Here’s the message, decoded, also read to the class:

“KIDS RULE, ADULTS DROOL!”

Only with Poe do I feel on familiar ground. I remember sitting in a dentist’s waiting room as a kid, memorizing “The Bells” out of a desire to prolong the pleasure I took in its music. That’s how I learned “tintinabulation,” even before studying Latin:

“To the tintinabulation that so musically wells
From the bells, bells, bells, bells,
Bells, bells, bells –
From the mingling and the tinkling of the bells.”

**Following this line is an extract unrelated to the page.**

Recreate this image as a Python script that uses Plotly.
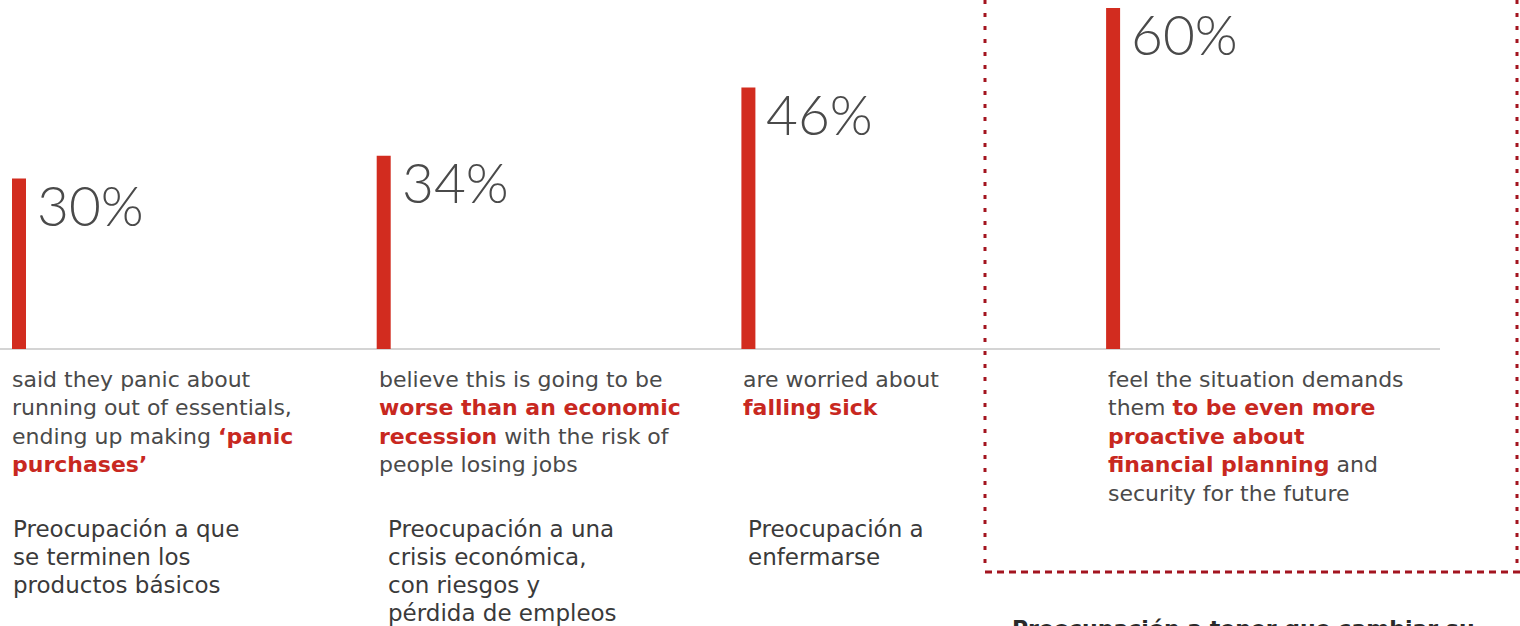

I introduced Michael to Poe several weeks ago when his interest in cryptography was peaking. I told him Poe had written a story, “The Gold Bug,” in which a coded message is central to the plot. Unfortunately, Poe’s clotted prose defeated my 7-year-old, as it has many worthies before him, so I started reading Poe aloud – “The Raven,” “The Cask of Amontillado,” “The Tell-Tale Heart,” etc. That works but it’s slow going. Almost every stanza or paragraph contains unfamiliar words or phrases – nitre, roquelaire, flambeaux, rapier, Pallas, Plutonian shore, nepenthe. What held Michael’s interest, what enabled him to tolerate the necessity of my improvised footnotes, was Poe’s music and creepiness. Poe writes for kids, adolescents at the oldest, who savor mood and melodrama more than plausibility and human insight. What Michael liked most about “The Cask of Amontillado” was not the bricking-in of Fortunato but all those dripping bones. For four pages you can put up with a lot of turgidity for the pleasure of dripping bones. I asked why he likes Poe and he said: “It’s suspenseful. It’s mysterious. Sometimes it’s scary.” Not a bad start. I thought of Randall Jarrell’s “Children Selecting Books in a Library,” particularly these lines:

“Their tales are full of sorcerers and ogres
Because their lives are: the capricious infinite
That, like parents, no one has yet escaped
Except by luck or magic; and since strength
And wit are useless, be kind or stupid, wait
Some power's gratitude, the tide of things.”

Even as adults we’re looking for correlatives to our lives in everything we read. How else could it be? Humans write for humans, to plumb “the capricious infinite,” and that’s why we read what they’ve written, even when it’s turgid.